[Data records]

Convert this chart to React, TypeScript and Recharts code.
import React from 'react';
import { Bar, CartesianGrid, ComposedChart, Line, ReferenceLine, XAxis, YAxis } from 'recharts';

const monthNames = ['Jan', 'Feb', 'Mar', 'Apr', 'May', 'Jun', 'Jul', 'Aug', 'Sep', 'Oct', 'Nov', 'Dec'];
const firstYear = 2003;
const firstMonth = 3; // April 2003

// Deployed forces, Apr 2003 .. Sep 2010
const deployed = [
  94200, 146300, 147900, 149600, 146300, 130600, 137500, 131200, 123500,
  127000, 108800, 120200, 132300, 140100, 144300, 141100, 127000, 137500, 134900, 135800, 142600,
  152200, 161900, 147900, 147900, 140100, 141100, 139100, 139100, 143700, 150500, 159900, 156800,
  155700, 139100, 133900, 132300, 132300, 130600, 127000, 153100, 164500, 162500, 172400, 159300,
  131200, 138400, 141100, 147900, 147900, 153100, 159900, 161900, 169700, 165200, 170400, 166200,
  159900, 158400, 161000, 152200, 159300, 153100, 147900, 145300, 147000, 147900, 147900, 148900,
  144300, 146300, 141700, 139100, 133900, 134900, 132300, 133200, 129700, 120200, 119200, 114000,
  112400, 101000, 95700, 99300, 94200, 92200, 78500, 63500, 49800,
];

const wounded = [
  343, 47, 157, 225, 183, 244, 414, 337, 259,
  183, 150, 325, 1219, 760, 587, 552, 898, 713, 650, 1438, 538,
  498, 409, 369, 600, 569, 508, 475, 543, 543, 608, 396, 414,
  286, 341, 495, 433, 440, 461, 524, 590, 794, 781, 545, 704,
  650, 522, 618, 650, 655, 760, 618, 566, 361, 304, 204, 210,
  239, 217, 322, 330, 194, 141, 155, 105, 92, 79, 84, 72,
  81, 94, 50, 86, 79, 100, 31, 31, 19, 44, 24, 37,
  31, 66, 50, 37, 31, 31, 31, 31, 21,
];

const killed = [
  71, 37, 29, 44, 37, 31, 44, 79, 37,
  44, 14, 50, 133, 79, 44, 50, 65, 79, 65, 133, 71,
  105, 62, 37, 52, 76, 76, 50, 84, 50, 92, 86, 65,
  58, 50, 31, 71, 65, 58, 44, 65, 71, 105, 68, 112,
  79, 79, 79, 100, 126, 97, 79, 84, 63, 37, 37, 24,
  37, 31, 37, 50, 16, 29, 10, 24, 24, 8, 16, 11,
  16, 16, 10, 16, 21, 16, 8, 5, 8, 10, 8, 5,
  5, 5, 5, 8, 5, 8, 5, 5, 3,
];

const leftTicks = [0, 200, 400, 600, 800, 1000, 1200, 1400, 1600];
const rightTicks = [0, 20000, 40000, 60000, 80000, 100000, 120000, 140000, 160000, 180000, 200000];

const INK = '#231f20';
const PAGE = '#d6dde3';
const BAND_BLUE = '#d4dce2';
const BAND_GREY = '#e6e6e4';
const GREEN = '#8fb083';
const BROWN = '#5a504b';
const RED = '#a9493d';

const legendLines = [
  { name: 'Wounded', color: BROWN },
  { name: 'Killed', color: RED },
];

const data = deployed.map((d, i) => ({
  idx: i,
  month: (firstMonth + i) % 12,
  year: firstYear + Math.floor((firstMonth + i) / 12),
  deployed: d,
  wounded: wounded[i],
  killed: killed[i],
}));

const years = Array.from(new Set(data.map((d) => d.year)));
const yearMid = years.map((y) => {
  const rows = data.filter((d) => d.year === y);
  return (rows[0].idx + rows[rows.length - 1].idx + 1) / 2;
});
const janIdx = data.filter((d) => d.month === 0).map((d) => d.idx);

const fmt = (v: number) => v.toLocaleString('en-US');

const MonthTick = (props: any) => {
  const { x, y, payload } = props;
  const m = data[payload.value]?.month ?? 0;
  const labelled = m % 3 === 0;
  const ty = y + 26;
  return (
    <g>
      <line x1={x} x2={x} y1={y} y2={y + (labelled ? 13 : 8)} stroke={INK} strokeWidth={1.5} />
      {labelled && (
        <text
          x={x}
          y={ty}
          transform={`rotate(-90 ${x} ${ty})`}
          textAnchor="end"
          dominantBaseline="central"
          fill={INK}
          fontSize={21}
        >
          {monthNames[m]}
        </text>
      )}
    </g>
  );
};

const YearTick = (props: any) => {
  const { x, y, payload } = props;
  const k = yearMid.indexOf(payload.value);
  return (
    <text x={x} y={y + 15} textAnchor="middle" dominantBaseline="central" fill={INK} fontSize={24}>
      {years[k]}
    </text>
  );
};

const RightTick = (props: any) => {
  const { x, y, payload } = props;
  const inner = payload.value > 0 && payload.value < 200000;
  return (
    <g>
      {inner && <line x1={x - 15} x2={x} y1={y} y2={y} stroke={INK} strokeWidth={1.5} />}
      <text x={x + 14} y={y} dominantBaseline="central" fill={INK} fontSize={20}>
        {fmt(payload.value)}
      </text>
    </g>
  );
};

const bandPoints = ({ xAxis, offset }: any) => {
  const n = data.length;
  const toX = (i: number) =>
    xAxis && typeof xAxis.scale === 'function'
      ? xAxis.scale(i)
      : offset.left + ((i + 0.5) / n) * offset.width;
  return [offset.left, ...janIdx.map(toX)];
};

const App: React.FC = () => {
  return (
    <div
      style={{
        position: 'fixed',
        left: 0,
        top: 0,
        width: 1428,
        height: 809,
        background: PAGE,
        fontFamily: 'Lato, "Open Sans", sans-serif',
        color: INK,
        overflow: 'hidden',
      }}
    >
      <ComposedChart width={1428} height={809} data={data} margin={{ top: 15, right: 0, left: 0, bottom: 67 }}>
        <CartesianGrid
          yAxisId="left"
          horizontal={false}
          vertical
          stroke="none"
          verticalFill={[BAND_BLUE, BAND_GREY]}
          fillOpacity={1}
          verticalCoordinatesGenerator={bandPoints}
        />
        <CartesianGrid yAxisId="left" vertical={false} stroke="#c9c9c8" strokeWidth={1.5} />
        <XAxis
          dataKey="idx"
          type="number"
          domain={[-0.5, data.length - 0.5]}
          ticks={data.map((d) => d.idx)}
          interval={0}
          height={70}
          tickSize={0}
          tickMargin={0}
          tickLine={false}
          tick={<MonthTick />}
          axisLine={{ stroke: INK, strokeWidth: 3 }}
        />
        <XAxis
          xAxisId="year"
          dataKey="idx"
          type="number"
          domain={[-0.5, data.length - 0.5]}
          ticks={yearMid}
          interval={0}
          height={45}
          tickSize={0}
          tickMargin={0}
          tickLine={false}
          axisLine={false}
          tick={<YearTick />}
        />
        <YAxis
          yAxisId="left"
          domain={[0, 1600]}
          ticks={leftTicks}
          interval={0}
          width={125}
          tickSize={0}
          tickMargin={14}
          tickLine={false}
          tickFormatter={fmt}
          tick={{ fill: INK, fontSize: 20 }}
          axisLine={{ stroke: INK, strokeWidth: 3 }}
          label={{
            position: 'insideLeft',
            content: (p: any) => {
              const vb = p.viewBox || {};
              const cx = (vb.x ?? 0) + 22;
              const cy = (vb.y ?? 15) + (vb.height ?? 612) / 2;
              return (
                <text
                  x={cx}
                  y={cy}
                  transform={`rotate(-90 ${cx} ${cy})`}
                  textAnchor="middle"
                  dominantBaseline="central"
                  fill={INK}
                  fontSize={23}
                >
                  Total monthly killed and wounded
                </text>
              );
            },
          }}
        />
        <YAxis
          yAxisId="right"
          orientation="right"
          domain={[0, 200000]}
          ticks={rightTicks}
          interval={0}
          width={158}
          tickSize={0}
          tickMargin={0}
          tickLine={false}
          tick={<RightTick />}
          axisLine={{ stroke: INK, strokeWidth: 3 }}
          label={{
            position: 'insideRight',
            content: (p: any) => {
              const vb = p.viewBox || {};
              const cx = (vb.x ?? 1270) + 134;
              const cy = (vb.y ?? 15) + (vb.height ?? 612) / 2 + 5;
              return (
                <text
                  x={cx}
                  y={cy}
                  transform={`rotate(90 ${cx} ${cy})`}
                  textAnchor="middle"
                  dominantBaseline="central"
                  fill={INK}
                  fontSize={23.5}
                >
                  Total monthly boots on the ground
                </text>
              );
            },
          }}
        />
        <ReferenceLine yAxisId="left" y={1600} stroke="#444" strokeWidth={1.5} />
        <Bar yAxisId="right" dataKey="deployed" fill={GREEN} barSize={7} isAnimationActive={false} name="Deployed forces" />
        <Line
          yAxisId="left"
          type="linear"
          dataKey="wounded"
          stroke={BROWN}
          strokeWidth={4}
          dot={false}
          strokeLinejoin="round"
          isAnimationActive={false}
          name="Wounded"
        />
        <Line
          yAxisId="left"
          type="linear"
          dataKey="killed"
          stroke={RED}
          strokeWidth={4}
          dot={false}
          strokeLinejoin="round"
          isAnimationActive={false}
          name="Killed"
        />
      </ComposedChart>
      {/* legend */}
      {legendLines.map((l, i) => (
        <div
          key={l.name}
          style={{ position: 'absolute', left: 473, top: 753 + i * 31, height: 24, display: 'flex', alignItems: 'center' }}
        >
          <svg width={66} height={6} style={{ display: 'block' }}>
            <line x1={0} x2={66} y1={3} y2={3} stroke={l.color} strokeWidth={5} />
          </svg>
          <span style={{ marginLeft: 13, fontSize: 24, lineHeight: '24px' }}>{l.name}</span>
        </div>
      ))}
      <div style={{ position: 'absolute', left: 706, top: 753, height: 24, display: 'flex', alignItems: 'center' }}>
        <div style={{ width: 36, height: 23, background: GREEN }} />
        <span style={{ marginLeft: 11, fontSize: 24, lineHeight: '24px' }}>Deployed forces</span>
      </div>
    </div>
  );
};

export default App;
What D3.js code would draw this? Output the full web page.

__YOUR GOAL__: Write out, unaltered, the lines from the opening of the listing through the line that includes "const firstMonth = 3; // April 2003".

__SOLUTION__:
Convert this chart to React, TypeScript and Recharts code.
import React from 'react';
import { Bar, CartesianGrid, ComposedChart, Line, ReferenceLine, XAxis, YAxis } from 'recharts';

const monthNames = ['Jan', 'Feb', 'Mar', 'Apr', 'May', 'Jun', 'Jul', 'Aug', 'Sep', 'Oct', 'Nov', 'Dec'];
const firstYear = 2003;
const firstMonth = 3; // April 2003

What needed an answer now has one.